-- BEGIN --
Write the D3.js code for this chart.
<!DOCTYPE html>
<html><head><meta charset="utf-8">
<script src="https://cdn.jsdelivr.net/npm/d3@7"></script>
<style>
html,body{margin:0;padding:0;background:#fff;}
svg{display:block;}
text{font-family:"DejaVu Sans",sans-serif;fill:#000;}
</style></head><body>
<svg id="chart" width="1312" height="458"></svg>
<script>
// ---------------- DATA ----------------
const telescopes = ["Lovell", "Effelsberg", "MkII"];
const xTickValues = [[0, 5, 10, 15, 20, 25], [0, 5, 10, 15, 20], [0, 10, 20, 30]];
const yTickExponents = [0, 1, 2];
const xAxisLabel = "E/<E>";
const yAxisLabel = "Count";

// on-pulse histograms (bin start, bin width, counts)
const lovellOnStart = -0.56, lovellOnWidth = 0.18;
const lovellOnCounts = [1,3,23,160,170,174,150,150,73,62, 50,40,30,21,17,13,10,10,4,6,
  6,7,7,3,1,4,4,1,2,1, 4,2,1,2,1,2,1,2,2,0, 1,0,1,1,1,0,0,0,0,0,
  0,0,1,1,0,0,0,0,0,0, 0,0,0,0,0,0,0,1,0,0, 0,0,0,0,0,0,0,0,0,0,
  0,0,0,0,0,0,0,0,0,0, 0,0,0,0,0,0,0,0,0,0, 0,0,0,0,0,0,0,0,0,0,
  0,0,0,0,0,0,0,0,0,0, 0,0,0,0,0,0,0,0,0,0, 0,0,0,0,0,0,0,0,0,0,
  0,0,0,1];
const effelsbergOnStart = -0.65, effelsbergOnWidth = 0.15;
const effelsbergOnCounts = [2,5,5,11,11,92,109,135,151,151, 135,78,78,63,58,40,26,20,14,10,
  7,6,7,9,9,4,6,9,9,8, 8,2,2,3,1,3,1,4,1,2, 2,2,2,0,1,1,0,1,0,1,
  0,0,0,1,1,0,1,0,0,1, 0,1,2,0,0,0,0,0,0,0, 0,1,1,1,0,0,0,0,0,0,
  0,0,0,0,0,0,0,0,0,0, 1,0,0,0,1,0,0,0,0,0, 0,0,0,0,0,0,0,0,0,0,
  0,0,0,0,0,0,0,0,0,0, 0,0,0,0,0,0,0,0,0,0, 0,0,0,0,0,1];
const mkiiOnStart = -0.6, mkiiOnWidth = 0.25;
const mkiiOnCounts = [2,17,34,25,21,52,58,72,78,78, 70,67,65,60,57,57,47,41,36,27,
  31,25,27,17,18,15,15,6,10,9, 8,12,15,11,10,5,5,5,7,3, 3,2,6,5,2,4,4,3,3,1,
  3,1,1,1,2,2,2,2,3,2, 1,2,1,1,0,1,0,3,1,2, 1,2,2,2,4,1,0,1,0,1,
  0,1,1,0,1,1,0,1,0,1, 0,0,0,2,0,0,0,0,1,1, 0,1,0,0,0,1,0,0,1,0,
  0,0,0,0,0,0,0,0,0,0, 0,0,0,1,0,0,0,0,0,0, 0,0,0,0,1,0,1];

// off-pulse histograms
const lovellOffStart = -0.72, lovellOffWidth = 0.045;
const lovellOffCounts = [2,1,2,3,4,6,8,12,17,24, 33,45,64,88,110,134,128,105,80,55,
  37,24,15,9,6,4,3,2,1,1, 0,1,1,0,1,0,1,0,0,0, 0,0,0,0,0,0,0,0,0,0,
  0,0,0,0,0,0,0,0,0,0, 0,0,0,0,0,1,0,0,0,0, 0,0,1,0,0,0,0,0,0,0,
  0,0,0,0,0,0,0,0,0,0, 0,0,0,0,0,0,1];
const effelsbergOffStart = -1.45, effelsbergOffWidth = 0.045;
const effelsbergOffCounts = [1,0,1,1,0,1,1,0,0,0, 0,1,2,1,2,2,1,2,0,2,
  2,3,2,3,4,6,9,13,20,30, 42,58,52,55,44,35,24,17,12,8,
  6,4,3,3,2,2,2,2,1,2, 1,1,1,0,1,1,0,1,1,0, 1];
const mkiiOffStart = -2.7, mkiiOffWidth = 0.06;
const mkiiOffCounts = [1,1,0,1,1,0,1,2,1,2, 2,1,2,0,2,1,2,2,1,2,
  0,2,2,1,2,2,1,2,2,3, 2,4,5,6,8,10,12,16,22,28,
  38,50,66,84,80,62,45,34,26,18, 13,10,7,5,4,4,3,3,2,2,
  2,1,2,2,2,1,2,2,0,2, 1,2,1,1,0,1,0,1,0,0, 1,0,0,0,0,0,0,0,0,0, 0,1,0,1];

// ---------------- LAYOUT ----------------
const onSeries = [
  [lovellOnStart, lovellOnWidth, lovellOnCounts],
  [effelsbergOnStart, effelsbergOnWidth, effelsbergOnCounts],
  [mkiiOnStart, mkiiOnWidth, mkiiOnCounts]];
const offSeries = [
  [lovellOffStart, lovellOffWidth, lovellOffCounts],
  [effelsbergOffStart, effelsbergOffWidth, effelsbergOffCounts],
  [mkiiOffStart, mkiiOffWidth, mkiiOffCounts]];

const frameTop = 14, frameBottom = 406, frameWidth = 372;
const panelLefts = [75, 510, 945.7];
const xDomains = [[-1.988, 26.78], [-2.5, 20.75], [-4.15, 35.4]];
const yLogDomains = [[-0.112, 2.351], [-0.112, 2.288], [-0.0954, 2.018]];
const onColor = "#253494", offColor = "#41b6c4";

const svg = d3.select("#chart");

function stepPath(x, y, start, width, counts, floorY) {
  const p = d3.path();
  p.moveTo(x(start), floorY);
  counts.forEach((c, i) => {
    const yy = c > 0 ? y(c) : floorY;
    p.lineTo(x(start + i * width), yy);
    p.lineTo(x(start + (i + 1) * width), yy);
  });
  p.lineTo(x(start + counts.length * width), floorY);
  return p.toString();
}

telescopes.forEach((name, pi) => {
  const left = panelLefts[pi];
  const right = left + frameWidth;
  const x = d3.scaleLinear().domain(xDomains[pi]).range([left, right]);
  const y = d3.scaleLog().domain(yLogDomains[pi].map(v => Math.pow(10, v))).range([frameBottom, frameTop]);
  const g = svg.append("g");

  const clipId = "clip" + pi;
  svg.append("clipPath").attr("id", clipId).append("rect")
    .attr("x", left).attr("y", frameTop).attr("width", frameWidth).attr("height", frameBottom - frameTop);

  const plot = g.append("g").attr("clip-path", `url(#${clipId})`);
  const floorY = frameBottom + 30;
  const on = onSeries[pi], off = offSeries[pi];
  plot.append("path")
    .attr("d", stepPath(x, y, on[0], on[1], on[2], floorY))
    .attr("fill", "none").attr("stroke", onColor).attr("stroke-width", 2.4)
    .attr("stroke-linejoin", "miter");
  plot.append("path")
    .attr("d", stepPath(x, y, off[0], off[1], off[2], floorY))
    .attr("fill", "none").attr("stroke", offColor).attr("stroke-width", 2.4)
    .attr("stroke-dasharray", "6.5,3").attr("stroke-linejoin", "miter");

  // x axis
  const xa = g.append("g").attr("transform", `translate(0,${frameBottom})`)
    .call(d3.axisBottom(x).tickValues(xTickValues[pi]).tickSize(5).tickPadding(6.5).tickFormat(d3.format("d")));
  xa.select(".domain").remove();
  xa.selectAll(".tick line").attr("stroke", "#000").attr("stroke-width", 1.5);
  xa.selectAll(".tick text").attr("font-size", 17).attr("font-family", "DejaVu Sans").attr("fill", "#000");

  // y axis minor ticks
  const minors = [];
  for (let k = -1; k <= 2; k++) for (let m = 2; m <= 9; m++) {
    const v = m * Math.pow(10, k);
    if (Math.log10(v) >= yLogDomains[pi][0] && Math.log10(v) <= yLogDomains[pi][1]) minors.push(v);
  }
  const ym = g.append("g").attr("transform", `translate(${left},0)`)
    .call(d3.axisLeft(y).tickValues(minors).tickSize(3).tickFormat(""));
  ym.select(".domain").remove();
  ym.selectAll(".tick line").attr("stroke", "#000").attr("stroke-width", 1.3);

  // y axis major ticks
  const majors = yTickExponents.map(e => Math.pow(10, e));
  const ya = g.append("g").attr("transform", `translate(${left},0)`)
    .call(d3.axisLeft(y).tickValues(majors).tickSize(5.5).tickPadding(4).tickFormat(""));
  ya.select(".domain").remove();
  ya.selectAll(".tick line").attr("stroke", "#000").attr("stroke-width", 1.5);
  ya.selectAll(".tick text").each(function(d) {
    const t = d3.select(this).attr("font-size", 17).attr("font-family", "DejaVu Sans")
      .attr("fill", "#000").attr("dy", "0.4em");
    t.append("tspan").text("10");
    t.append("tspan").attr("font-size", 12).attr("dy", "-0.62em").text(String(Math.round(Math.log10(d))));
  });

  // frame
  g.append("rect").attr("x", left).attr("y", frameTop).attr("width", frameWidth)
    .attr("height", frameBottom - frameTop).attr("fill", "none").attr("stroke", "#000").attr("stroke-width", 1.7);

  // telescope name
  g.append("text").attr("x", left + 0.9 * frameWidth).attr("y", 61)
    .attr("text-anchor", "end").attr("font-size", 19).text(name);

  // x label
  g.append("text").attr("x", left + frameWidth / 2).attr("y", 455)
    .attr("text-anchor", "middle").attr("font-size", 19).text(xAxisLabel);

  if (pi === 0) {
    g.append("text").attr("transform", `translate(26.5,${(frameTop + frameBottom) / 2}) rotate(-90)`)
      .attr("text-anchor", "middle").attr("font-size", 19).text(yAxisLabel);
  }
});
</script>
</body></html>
-- END --
▸ What is being asked:
Collect each line containing the string "this".

▸ Correct result:
Write the D3.js code for this chart.
    const t = d3.select(this).attr("font-size", 17).attr("font-family", "DejaVu Sans")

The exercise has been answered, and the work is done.